### Exercise goal
Retype the whole listing, please, keeping every line exact and dropping the pictures.
__________________________________________________
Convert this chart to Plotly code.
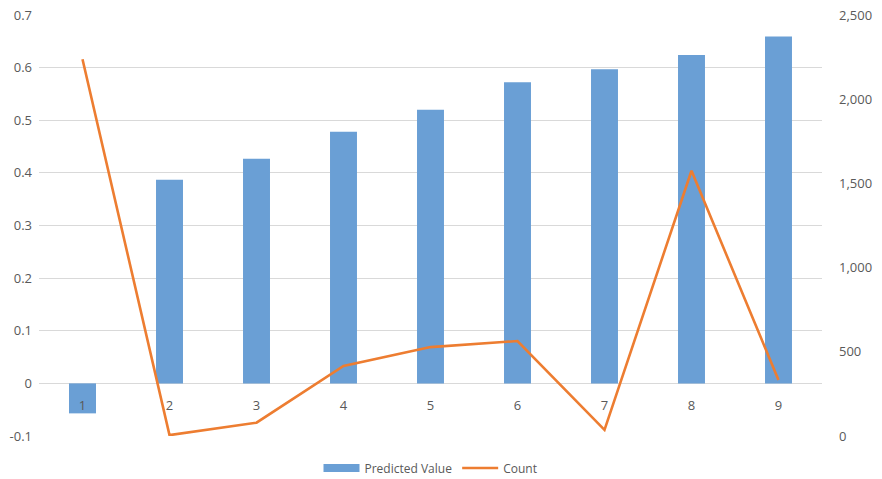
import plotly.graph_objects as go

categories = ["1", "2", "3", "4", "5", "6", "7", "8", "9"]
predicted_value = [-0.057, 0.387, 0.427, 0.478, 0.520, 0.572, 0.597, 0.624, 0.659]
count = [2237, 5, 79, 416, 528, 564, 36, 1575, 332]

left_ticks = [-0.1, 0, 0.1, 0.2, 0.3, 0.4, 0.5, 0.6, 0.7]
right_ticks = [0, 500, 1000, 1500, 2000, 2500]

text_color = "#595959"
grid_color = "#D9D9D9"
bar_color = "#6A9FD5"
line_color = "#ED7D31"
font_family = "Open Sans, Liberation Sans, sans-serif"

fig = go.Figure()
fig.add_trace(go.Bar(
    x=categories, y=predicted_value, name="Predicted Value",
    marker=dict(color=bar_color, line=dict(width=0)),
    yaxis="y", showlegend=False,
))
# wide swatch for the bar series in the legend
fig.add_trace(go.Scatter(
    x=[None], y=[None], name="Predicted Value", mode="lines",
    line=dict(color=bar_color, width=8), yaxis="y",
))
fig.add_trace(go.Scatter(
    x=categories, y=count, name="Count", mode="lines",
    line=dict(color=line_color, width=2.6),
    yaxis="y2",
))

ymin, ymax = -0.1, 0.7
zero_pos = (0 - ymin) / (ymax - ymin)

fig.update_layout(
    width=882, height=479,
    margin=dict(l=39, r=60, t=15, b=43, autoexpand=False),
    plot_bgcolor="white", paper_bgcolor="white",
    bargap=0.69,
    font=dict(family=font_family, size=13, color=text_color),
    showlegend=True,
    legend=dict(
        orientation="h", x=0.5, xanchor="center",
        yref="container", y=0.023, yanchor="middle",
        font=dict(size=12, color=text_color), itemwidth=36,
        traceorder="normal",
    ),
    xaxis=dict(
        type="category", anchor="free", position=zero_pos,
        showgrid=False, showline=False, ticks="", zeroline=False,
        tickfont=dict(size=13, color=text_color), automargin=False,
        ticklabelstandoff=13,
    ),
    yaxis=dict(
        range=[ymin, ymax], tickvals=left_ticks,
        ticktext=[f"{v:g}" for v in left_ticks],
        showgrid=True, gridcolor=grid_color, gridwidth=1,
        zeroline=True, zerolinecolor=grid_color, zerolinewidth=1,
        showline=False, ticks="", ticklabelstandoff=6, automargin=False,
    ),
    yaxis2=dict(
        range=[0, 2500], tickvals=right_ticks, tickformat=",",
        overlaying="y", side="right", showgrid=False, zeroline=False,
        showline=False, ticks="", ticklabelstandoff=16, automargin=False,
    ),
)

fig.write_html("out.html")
__________________________________________________
### Response to this task
Convert this chart to Plotly code.
import plotly.graph_objects as go

categories = ["1", "2", "3", "4", "5", "6", "7", "8", "9"]
predicted_value = [-0.057, 0.387, 0.427, 0.478, 0.520, 0.572, 0.597, 0.624, 0.659]
count = [2237, 5, 79, 416, 528, 564, 36, 1575, 332]

left_ticks = [-0.1, 0, 0.1, 0.2, 0.3, 0.4, 0.5, 0.6, 0.7]
right_ticks = [0, 500, 1000, 1500, 2000, 2500]

text_color = "#595959"
grid_color = "#D9D9D9"
bar_color = "#6A9FD5"
line_color = "#ED7D31"
font_family = "Open Sans, Liberation Sans, sans-serif"

fig = go.Figure()
fig.add_trace(go.Bar(
    x=categories, y=predicted_value, name="Predicted Value",
    marker=dict(color=bar_color, line=dict(width=0)),
    yaxis="y", showlegend=False,
))
# wide swatch for the bar series in the legend
fig.add_trace(go.Scatter(
    x=[None], y=[None], name="Predicted Value", mode="lines",
    line=dict(color=bar_color, width=8), yaxis="y",
))
fig.add_trace(go.Scatter(
    x=categories, y=count, name="Count", mode="lines",
    line=dict(color=line_color, width=2.6),
    yaxis="y2",
))

ymin, ymax = -0.1, 0.7
zero_pos = (0 - ymin) / (ymax - ymin)

fig.update_layout(
    width=882, height=479,
    margin=dict(l=39, r=60, t=15, b=43, autoexpand=False),
    plot_bgcolor="white", paper_bgcolor="white",
    bargap=0.69,
    font=dict(family=font_family, size=13, color=text_color),
    showlegend=True,
    legend=dict(
        orientation="h", x=0.5, xanchor="center",
        yref="container", y=0.023, yanchor="middle",
        font=dict(size=12, color=text_color), itemwidth=36,
        traceorder="normal",
    ),
    xaxis=dict(
        type="category", anchor="free", position=zero_pos,
        showgrid=False, showline=False, ticks="", zeroline=False,
        tickfont=dict(size=13, color=text_color), automargin=False,
        ticklabelstandoff=13,
    ),
    yaxis=dict(
        range=[ymin, ymax], tickvals=left_ticks,
        ticktext=[f"{v:g}" for v in left_ticks],
        showgrid=True, gridcolor=grid_color, gridwidth=1,
        zeroline=True, zerolinecolor=grid_color, zerolinewidth=1,
        showline=False, ticks="", ticklabelstandoff=6, automargin=False,
    ),
    yaxis2=dict(
        range=[0, 2500], tickvals=right_ticks, tickformat=",",
        overlaying="y", side="right", showgrid=False, zeroline=False,
        showline=False, ticks="", ticklabelstandoff=16, automargin=False,
    ),
)

fig.write_html("out.html")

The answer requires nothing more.